**** Dataset content

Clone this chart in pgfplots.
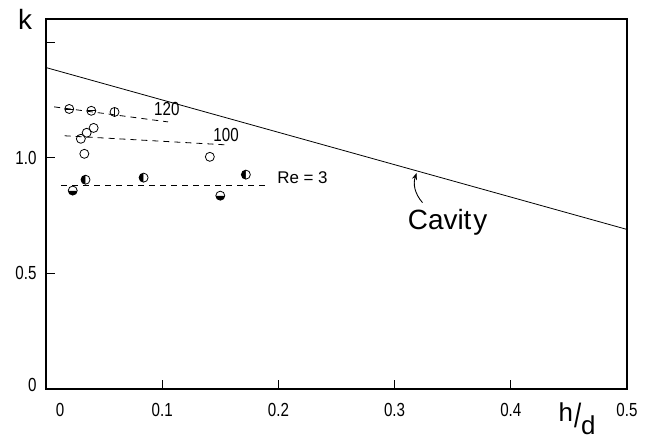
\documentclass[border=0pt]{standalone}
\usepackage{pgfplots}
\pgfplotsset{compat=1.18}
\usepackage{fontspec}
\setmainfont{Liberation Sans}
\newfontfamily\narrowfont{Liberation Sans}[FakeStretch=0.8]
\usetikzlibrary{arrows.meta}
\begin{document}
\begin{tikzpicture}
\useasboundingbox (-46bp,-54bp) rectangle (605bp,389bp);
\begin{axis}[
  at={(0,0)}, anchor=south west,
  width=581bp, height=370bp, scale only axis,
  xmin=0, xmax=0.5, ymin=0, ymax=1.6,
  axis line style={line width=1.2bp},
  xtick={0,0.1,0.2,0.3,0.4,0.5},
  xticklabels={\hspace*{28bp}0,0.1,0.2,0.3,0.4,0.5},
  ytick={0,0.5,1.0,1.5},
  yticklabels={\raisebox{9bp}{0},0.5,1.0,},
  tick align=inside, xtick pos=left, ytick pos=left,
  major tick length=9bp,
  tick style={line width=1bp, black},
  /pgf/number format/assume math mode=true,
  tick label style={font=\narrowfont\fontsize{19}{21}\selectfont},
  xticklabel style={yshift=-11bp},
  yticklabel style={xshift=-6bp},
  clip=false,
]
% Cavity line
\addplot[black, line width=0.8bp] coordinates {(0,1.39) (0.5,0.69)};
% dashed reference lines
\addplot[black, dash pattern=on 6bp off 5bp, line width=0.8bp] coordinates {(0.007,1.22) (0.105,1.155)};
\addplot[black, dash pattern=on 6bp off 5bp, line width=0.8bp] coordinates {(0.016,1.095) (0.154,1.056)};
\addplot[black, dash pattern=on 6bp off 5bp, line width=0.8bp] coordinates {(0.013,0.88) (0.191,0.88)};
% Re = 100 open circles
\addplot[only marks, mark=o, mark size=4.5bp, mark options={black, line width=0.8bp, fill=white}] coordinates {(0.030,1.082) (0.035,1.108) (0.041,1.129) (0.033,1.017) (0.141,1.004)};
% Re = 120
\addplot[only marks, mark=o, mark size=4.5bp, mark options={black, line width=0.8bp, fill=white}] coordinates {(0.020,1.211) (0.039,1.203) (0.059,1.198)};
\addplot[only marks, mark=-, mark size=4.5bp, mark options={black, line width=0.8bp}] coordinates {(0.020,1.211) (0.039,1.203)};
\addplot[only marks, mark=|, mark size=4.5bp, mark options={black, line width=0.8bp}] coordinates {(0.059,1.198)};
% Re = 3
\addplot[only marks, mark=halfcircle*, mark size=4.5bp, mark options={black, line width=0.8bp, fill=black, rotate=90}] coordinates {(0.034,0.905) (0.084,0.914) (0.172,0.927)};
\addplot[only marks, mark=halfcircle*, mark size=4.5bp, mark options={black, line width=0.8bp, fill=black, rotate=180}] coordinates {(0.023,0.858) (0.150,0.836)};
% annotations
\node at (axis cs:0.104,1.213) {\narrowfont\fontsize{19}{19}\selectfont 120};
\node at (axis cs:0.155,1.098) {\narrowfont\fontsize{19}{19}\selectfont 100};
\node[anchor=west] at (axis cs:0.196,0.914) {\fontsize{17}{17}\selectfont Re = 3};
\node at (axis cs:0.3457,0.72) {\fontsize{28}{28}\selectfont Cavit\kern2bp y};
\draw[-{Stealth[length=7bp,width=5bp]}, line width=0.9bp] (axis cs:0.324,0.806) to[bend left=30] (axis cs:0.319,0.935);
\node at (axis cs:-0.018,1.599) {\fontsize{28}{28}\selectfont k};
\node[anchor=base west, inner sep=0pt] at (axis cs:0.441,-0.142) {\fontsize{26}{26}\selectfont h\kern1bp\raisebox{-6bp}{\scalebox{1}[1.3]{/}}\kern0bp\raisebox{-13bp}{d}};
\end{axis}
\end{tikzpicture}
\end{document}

********

> **Exercise brief**
Your task is to repeat the data above exactly while excluding the pictures.

> **Solution for this problem**
Clone this chart in pgfplots.
\documentclass[border=0pt]{standalone}
\usepackage{pgfplots}
\pgfplotsset{compat=1.18}
\usepackage{fontspec}
\setmainfont{Liberation Sans}
\newfontfamily\narrowfont{Liberation Sans}[FakeStretch=0.8]
\usetikzlibrary{arrows.meta}
\begin{document}
\begin{tikzpicture}
\useasboundingbox (-46bp,-54bp) rectangle (605bp,389bp);
\begin{axis}[
  at={(0,0)}, anchor=south west,
  width=581bp, height=370bp, scale only axis,
  xmin=0, xmax=0.5, ymin=0, ymax=1.6,
  axis line style={line width=1.2bp},
  xtick={0,0.1,0.2,0.3,0.4,0.5},
  xticklabels={\hspace*{28bp}0,0.1,0.2,0.3,0.4,0.5},
  ytick={0,0.5,1.0,1.5},
  yticklabels={\raisebox{9bp}{0},0.5,1.0,},
  tick align=inside, xtick pos=left, ytick pos=left,
  major tick length=9bp,
  tick style={line width=1bp, black},
  /pgf/number format/assume math mode=true,
  tick label style={font=\narrowfont\fontsize{19}{21}\selectfont},
  xticklabel style={yshift=-11bp},
  yticklabel style={xshift=-6bp},
  clip=false,
]
% Cavity line
\addplot[black, line width=0.8bp] coordinates {(0,1.39) (0.5,0.69)};
% dashed reference lines
\addplot[black, dash pattern=on 6bp off 5bp, line width=0.8bp] coordinates {(0.007,1.22) (0.105,1.155)};
\addplot[black, dash pattern=on 6bp off 5bp, line width=0.8bp] coordinates {(0.016,1.095) (0.154,1.056)};
\addplot[black, dash pattern=on 6bp off 5bp, line width=0.8bp] coordinates {(0.013,0.88) (0.191,0.88)};
% Re = 100 open circles
\addplot[only marks, mark=o, mark size=4.5bp, mark options={black, line width=0.8bp, fill=white}] coordinates {(0.030,1.082) (0.035,1.108) (0.041,1.129) (0.033,1.017) (0.141,1.004)};
% Re = 120
\addplot[only marks, mark=o, mark size=4.5bp, mark options={black, line width=0.8bp, fill=white}] coordinates {(0.020,1.211) (0.039,1.203) (0.059,1.198)};
\addplot[only marks, mark=-, mark size=4.5bp, mark options={black, line width=0.8bp}] coordinates {(0.020,1.211) (0.039,1.203)};
\addplot[only marks, mark=|, mark size=4.5bp, mark options={black, line width=0.8bp}] coordinates {(0.059,1.198)};
% Re = 3
\addplot[only marks, mark=halfcircle*, mark size=4.5bp, mark options={black, line width=0.8bp, fill=black, rotate=90}] coordinates {(0.034,0.905) (0.084,0.914) (0.172,0.927)};
\addplot[only marks, mark=halfcircle*, mark size=4.5bp, mark options={black, line width=0.8bp, fill=black, rotate=180}] coordinates {(0.023,0.858) (0.150,0.836)};
% annotations
\node at (axis cs:0.104,1.213) {\narrowfont\fontsize{19}{19}\selectfont 120};
\node at (axis cs:0.155,1.098) {\narrowfont\fontsize{19}{19}\selectfont 100};
\node[anchor=west] at (axis cs:0.196,0.914) {\fontsize{17}{17}\selectfont Re = 3};
\node at (axis cs:0.3457,0.72) {\fontsize{28}{28}\selectfont Cavit\kern2bp y};
\draw[-{Stealth[length=7bp,width=5bp]}, line width=0.9bp] (axis cs:0.324,0.806) to[bend left=30] (axis cs:0.319,0.935);
\node at (axis cs:-0.018,1.599) {\fontsize{28}{28}\selectfont k};
\node[anchor=base west, inner sep=0pt] at (axis cs:0.441,-0.142) {\fontsize{26}{26}\selectfont h\kern1bp\raisebox{-6bp}{\scalebox{1}[1.3]{/}}\kern0bp\raisebox{-13bp}{d}};
\end{axis}
\end{tikzpicture}
\end{document}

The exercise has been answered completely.